Hawai'i has a shameful history of having to be forced — and placed under federal oversight — to improve its treatment of those in state prisons and mental health facilities. A federal judge also previously mandated improvements in the Department of Education.

The ACLU and two other parties earlier this month filed a class action lawsuit alleging that the state has failed to carry out the McKinney-Vento Act, which requires school districts to help homeless children receive educational services.

The DOE gets more than $200,000 a year from the federal government to help transport homeless children to school. Yet, the ACLU claims the state's program has been so badly mismanaged that children have been turned away from school, are delayed in enrolling, or must unnecessarily change schools. The federal government more than a year ago cited serious shortcomings with the state's compliance with the McKinney-Vento Act, according to the suit.

Granted, the homeless often are not an easy population to deal with — they move around often, can be difficult to contact and some may not consider schooling a priority. But the DOE has an obligation to be proactive in finding these children and doing all it can to get them to school.

Homeless children already face many hurdles in their formative years. Some lack a stable family and social structures, access to medical care, access to outside activities and healthy food.

The education system, which can provide a sense of stability as well as the education that all children deserve, should not be closed to these children.

The Department of Education's Web site contains this statement: "The commitment to a quality education for all of Hawai'i's children began more than 160 years ago, when Hawai'i's great monarch, King Kamehameha III, established a statewide public school system. Since that time, we have continued the journey in pursuit of excellence and equity in education."

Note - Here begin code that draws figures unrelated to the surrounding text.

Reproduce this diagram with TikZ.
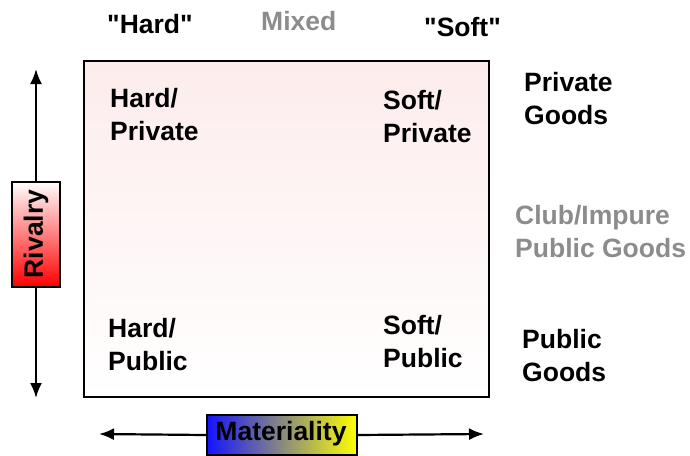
\documentclass[tikz,border=0pt]{standalone}
\usepackage{fontspec}
\setmainfont{Liberation Sans}
\usetikzlibrary{arrows.meta}
\definecolor{midgray}{RGB}{140,140,140}
\definecolor{boxpink}{RGB}{253,236,236}
\definecolor{myblue}{RGB}{20,20,255}
\definecolor{mymid}{RGB}{180,180,190}
\newcommand{\sq}{\XeTeXglyph\XeTeXglyphindex "quotedbl" \relax}
\tikzset{
  lbl/.style={font=\fontsize{26.5}{33}\selectfont\bfseries, inner sep=0pt, align=left, anchor=west},
  glbl/.style={lbl, text=midgray},
  axis/.style={line width=2.2pt, -{Latex[length=15pt,width=12pt]}},
  framebox/.style={draw=black, line width=2pt},
}
\begin{document}
\begin{tikzpicture}[x=1pt,y=-1pt]
\useasboundingbox (0,0) rectangle (690,455);
% main box
\path[framebox, top color=boxpink, bottom color=white] (84,61) rectangle (489,397);
\node[framebox, minimum width=48pt, minimum height=105pt, inner sep=0pt, top color=white, bottom color=red] (rv) at (36,234) {};
\node[font=\fontsize{26.5}{30}\selectfont\bfseries, rotate=90, inner sep=0pt] (rvt) at (rv.center) {Rivalry};
\node[framebox, minimum width=150pt, minimum height=40pt, inner sep=0pt, left color=myblue, middle color=mymid, right color=yellow] (mat) at (282,435) {};
\node[font=\fontsize{26.5}{30}\selectfont\bfseries, inner sep=0pt] (matt) at (281,434) {Materiality};
\coordinate (rvtop) at (36,69);
\coordinate (rvbot) at (36,398);
\coordinate (matl) at (99,434);
\coordinate (matr) at (484,434);
\draw[axis] (rv.north) -- (rvtop);
\draw[axis] (rv.south) -- (rvbot);
\draw[axis] (mat.west) -- (matl);
\draw[axis] (mat.east) -- (matr);
% top labels
\node[lbl] (hard) at (107,24) {\sq Hard\sq};
\node[glbl] (mixed) at (261,21) {Mixed};
\node[lbl] (soft) at (424,27) {\sq Soft\sq};
% quadrant labels
\node[lbl] (hp) at (110,114.5) {Hard/\\Private};
\node[lbl] (sp) at (383,116.5) {Soft/\\Private};
\node[lbl] (hpu) at (108,344.5) {Hard/\\Public};
\node[lbl] (spu) at (383,342) {Soft/\\Public};
% right labels
\node[lbl] (pg) at (524,98.5) {Private\\Goods};
\node[glbl] (cg) at (515,232) {Club/Impure\\Public Goods};
\node[lbl] (pug) at (522,355.5) {Public\\Goods};
\end{tikzpicture}
\end{document}
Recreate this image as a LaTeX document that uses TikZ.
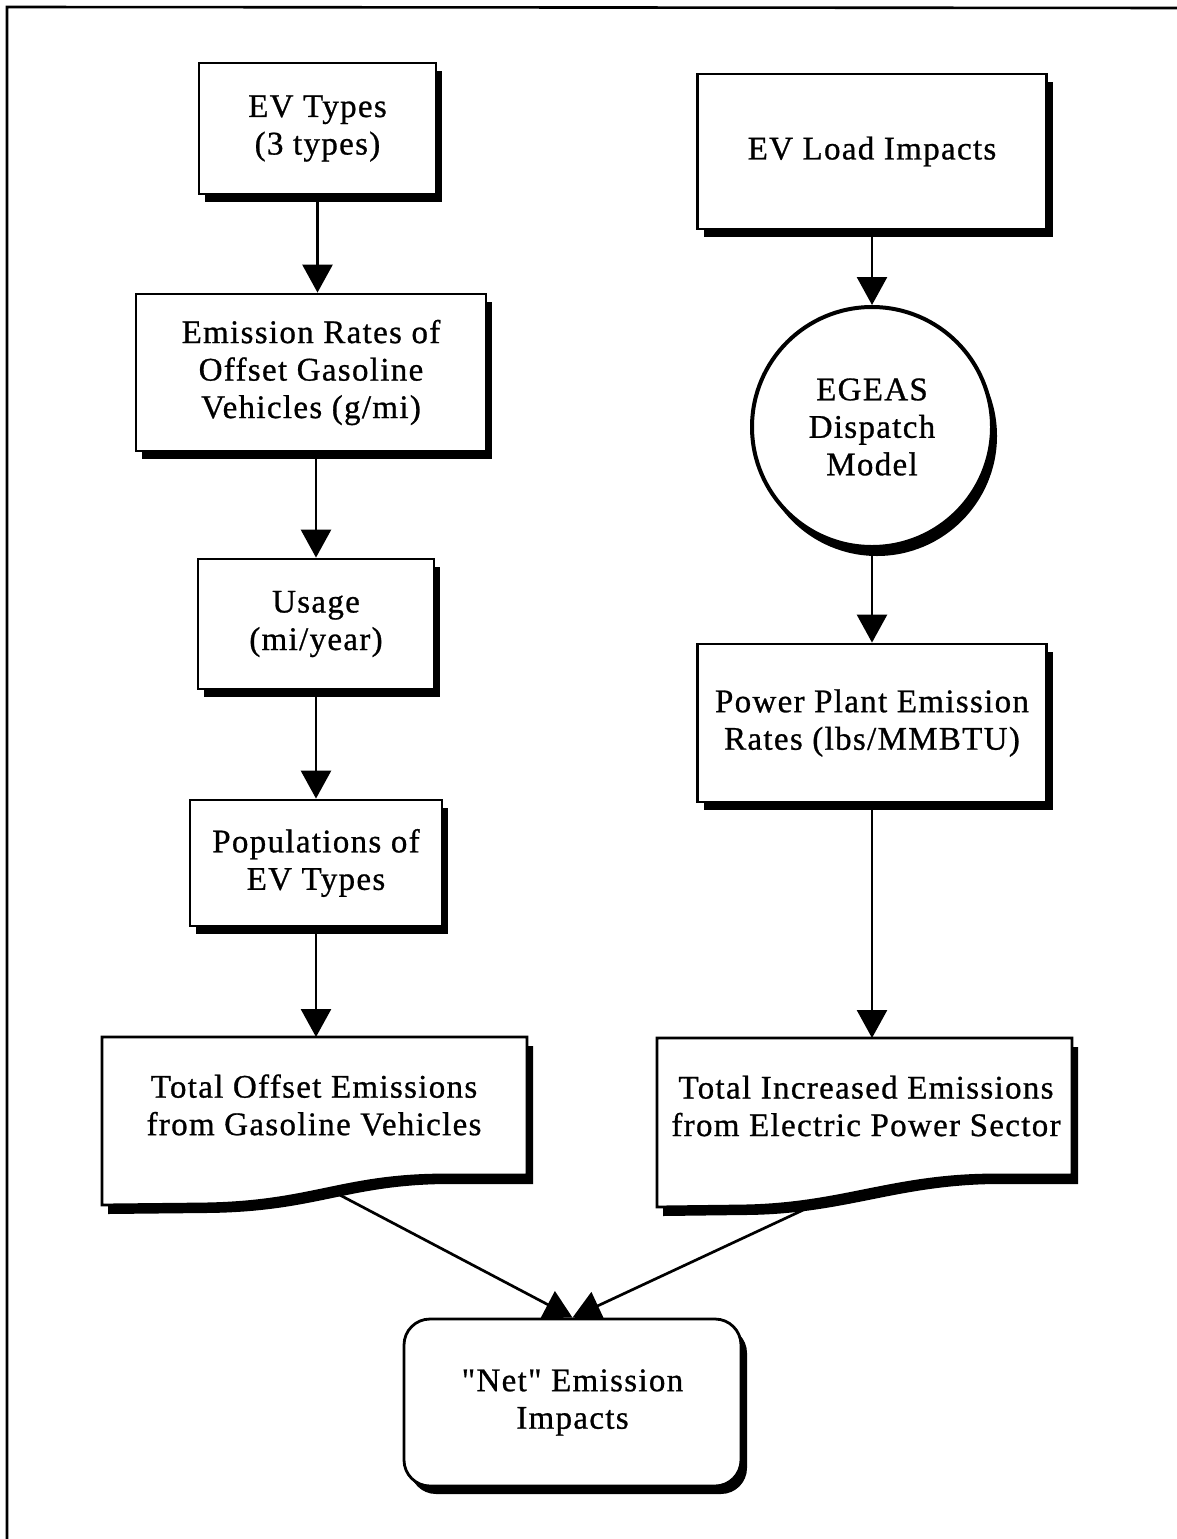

If the ACLU's claims are right, the department is not fully living up to its own commitment to equity in education.

Surely, Gov. Linda Lingle, who has rightly vowed to tackle the homeless problem, also wants to ensure this equity for children of homeless families.

At the opening of a Wai'anae shelter in March, Lingle said the people involved in getting the shelter opened "felt privileged to be a part of something that was so good and so pure and so righteous, and something so long overdue."

Giving all children the same opportunities in life is also something long overdue.